I tip my hat to Leigh Blackall for his gutsy effort in tackling the tricky issues of using Creative Commons licenses skilfully. Leigh opened the webheads online convergence conference with his keynote talk by stepping outside his comfort zone, into the perilous waters of copyright. Leigh explains some of the unexpected restrictions that come in to play when trying to license digital content in an open way – from the point of view of a learning institution.

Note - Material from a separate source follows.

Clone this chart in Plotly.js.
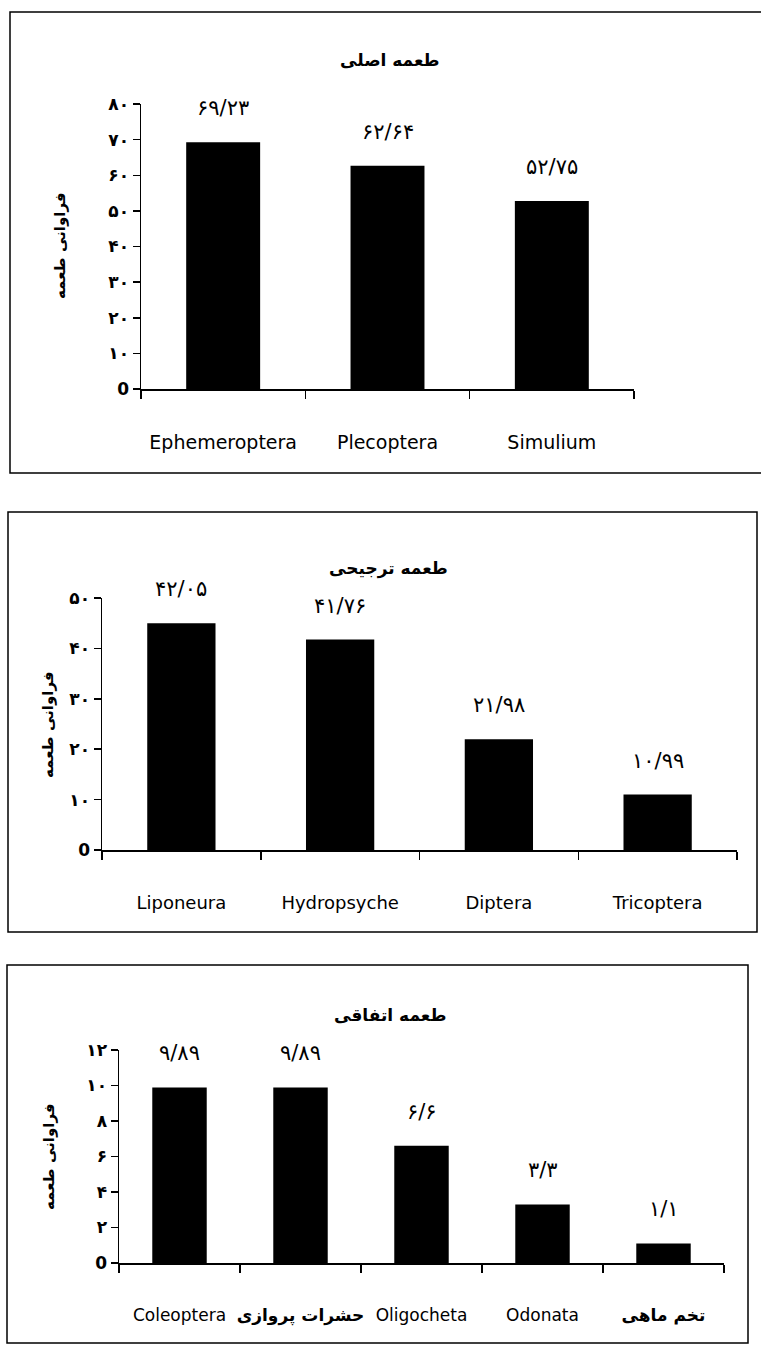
<!DOCTYPE html>
<html>
<head>
<meta charset="utf-8">
<script src="https://cdn.plot.ly/plotly-3.0.1.min.js"></script>
<style>html,body{margin:0;padding:0;background:#fff;}#chart{width:761px;height:1359px;}</style>
</head>
<body>
<div id="chart"></div>
<script>
// ---- Data ----
const chartTitles = ['طعمه اصلی', 'طعمه ترجیحی', 'طعمه اتفاقی'];
const yAxisTitle = 'فراوانی طعمه';

const cats1 = ['Ephemeroptera', 'Plecoptera', 'Simulium'];
const vals1 = [69.23, 62.64, 52.75];
const labels1 = ['۶۹/۲۳', '۶۲/۶۴', '۵۲/۷۵'];
const yTicks1 = [0, 10, 20, 30, 40, 50, 60, 70, 80];
const yTickText1 = ['0', '۱۰', '۲۰', '۳۰', '۴۰', '۵۰', '۶۰', '۷۰', '۸۰'];

const cats2 = ['Liponeura', 'Hydropsyche', 'Diptera', 'Tricoptera'];
const vals2 = [45.0, 41.76, 21.98, 10.99];
const labels2 = ['۴۲/۰۵', '۴۱/۷۶', '۲۱/۹۸', '۱۰/۹۹'];
const yTicks2 = [0, 10, 20, 30, 40, 50];
const yTickText2 = ['0', '۱۰', '۲۰', '۳۰', '۴۰', '۵۰'];

const cats3 = ['Coleoptera', 'حشرات پروازی', 'Oligocheta', 'Odonata', 'تخم ماهی'];
const vals3 = [9.89, 9.89, 6.6, 3.3, 1.1];
const labels3 = ['۹/۸۹', '۹/۸۹', '۶/۶', '۳/۳', '۱/۱'];
const yTicks3 = [0, 2, 4, 6, 8, 10, 12];
const yTickText3 = ['0', '۲', '۴', '۶', '۸', '۱۰', '۱۲'];

// ---- Build ----
const FONT = 'DejaVu Sans, Tahoma, sans-serif';
const W = 761, H = 1359;
const px = v => v / W;
const py = v => 1 - v / H;

const isPersian = s => /[\u0600-\u06FF]/.test(s);
const tickTextFor = cats => cats.map(c => isPersian(c) ? '<b>' + c + '</b>' : c);

const charts = [
  {cats: cats1, vals: vals1, labels: labels1, yt: yTicks1, ytt: yTickText1, yr: [0, 80],
   xd: [px(141), px(634)], yd: [py(389), py(104)], xfs: 19, width: 0.45,
   box: [px(10), py(473), 1.05, py(12)], title: [px(390), py(60)], ytitle: [px(60), py(246)]},
  {cats: cats2, vals: vals2, labels: labels2, yt: yTicks2, ytt: yTickText2, yr: [0, 50],
   xd: [px(102), px(737)], yd: [py(850), py(598)], xfs: 18, width: 0.43,
   box: [px(8), py(932), px(757), py(512)], title: [px(388), py(568)], ytitle: [px(48), py(724)]},
  {cats: cats3, vals: vals3, labels: labels3, yt: yTicks3, ytt: yTickText3, yr: [0, 12],
   xd: [px(119), px(724)], yd: [py(1263), py(1050)], xfs: 17, width: 0.45,
   box: [px(7), py(1343), px(748), py(965)], title: [px(390), py(1015)], ytitle: [px(49), py(1157)]}
];

const data = [];
const layout = {
  width: W, height: H,
  margin: {l: 0, r: 0, t: 0, b: 0},
  paper_bgcolor: '#fff', plot_bgcolor: 'rgba(0,0,0,0)',
  showlegend: false,
  font: {family: FONT, color: '#000'},
  shapes: [], annotations: []
};

charts.forEach((c, i) => {
  const n = i === 0 ? '' : String(i + 1);
  data.push({
    type: 'bar', x: c.cats, y: c.vals,
    xaxis: 'x' + n, yaxis: 'y' + n,
    marker: {color: '#000', line: {width: 0}},
    width: c.width, hoverinfo: 'x+y'
  });
  layout['xaxis' + n] = {
    domain: c.xd, anchor: 'y' + n, type: 'category',
    showline: true, linecolor: '#000', linewidth: 1.5,
    ticks: 'outside', tickson: 'boundaries', ticklen: 8, tickwidth: 1.5, tickcolor: '#000',
    tickvals: c.cats, ticktext: tickTextFor(c.cats), tickangle: 0,
    tickfont: {family: FONT, size: c.xfs, color: '#000'},
    ticklabelstandoff: 36,
    showgrid: false, zeroline: false, fixedrange: true
  };
  layout['yaxis' + n] = {
    domain: c.yd, anchor: 'x' + n, range: c.yr,
    showline: true, linecolor: '#000', linewidth: 1.5,
    ticks: 'outside', ticklen: 7, tickwidth: 1.5, tickcolor: '#000',
    tickvals: c.yt, ticktext: c.ytt,
    tickfont: {family: FONT, size: 17, color: '#000', weight: 'bold'},
    showgrid: false, zeroline: false, fixedrange: true
  };
  layout.shapes.push({
    type: 'rect', xref: 'paper', yref: 'paper',
    x0: c.box[0], y0: c.box[1], x1: c.box[2], y1: c.box[3],
    line: {color: '#000', width: 1.5}, fillcolor: 'rgba(0,0,0,0)'
  });
  layout.annotations.push({
    xref: 'paper', yref: 'paper', x: c.title[0], y: c.title[1],
    text: '<b>' + chartTitles[i] + '</b>', showarrow: false,
    xanchor: 'center', yanchor: 'middle',
    font: {family: FONT, size: 17, color: '#000'}
  });
  layout.annotations.push({
    xref: 'paper', yref: 'paper', x: c.ytitle[0], y: c.ytitle[1],
    text: '<b>' + yAxisTitle + '</b>', showarrow: false, textangle: -90,
    xanchor: 'center', yanchor: 'middle',
    font: {family: FONT, size: 15, color: '#000'}
  });
  c.cats.forEach((cat, j) => {
    layout.annotations.push({
      xref: 'x' + n, yref: 'y' + n, x: cat, y: c.vals[j],
      text: c.labels[j], showarrow: false, yshift: 34,
      xanchor: 'center', yanchor: 'middle',
      font: {family: FONT, size: 21, color: '#000'}
    });
  });
});

Plotly.newPlot('chart', data, layout, {displayModeBar: false, staticPlot: true});
</script>
</body>
</html>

It’s hard going but well worth a listen and ongoing conversation. I have run into the same pain points that Leigh describes in my work with LearnDog. Having done a few rounds of this conversation myself, I thought I would try to summarise some key points:
- cc:by (attribution) is a good starting place for open content in the Creative Commons world
- cc:nc, sa (non-commercial and share-alike) seem to ‘add open-ness’ but actually bring surprising restrictions in a number of circumstances
- things get really messy when learners and educators try to re-use (remix) content, especially when hosted on commercial platforms with intrinsic license constraints
- the whole debate could go away – if the default position were non-commercial sharing: as Stephen Downes has said about Creative Commons:
it shouldn’t be necessary; the default should be non-commercialsharing, while commercial ownership and use constitute exceptions)

1 response so far ↓
1
leighblackall
// May 25, 2007 at 7:21 am
Thanks Mike. My issue even extends to CC BY SA. the Non Commercial clause is even worse! In my view. I think the CC BY is enough to “protect” original works from becoming closed. And I think we (in education) should get over our hangups on the idea that others will figure out a way to make money through derivative works. Our role is education – and as much as we’d like to control what happens to that “product”, we shouldn’t.